CVE-2016-2074 is an example advisory document.
Step 3b: Fix¶
Steps 3a and 3b may proceed in parallel.
The security team develops and obtains (private) reviews for patches that fix the vulnerability. If necessary, the security team pulls in additional developers, who must agree to maintain confidentiality.
Step 4: Embargoed Disclosure¶
The security advisory and patches are sent to downstream stakeholders, with an embargo date and time set from the time sent. Downstream stakeholders are expected not to deploy or disclose patches until the embargo is passed.
A disclosure date is negotiated by the security team working with the bug submitter as well as vendors. However, the OVN security team holds the final say when setting a disclosure date. The timeframe for disclosure is from immediate (esp. if it’s already publicly known) to a few weeks. As a basic default policy, we expect report date to disclosure date to be 10 to 15 business days.

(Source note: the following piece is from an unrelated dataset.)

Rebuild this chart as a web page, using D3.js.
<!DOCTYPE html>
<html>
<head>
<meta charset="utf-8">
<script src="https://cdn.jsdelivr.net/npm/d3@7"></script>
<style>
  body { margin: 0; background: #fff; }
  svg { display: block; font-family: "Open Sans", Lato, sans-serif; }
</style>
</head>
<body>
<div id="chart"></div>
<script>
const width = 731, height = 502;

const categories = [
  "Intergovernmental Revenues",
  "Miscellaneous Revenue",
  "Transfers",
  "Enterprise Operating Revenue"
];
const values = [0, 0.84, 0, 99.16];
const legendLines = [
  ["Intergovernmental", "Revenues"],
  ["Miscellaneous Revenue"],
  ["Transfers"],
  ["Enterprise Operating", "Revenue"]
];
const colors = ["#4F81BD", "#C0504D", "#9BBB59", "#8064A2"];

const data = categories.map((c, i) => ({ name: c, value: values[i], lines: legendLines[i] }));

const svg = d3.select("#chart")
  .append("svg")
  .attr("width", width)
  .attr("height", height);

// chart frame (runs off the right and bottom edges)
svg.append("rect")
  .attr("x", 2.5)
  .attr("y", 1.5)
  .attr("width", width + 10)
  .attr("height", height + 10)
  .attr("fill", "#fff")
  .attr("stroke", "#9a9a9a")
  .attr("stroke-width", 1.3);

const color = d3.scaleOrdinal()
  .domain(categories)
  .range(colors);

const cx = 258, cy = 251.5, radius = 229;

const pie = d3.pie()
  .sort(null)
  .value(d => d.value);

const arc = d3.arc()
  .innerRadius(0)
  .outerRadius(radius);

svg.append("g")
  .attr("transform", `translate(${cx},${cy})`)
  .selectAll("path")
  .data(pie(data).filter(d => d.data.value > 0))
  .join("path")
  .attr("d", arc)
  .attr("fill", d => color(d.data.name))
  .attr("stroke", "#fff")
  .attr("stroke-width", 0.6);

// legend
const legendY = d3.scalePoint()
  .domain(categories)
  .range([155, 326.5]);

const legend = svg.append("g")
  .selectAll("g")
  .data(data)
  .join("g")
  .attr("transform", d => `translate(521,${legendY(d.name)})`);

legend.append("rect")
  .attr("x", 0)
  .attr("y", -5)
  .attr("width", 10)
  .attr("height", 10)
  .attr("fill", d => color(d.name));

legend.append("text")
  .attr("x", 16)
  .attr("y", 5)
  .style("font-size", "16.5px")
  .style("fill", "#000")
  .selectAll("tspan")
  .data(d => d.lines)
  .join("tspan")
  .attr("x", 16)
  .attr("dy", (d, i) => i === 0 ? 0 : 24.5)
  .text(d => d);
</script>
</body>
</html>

Operating system vendors are obvious downstream stakeholders. It may not be necessary to be too choosy about who to include: any major OVN user who is interested and can be considered trustworthy enough could be included. To become a downstream stakeholder, email the ovs-security mailing list.
If the vulnerability is already public, skip this step.
Step 5: Public Disclosure¶
When the embargo expires, push the (reviewed) patches to appropriate branches, post the patches to the ovs-dev mailing list (noting that they have already been reviewed and applied), post the security advisory to appropriate mailing lists (ovs-announce, ovs-discuss), and post the security advisory on the OVN webpage.
When the patch is applied to LTS (long-term support) branches, a new version should be released.
The security advisory should be GPG-signed by a security team member with a key that is in a public web of trust.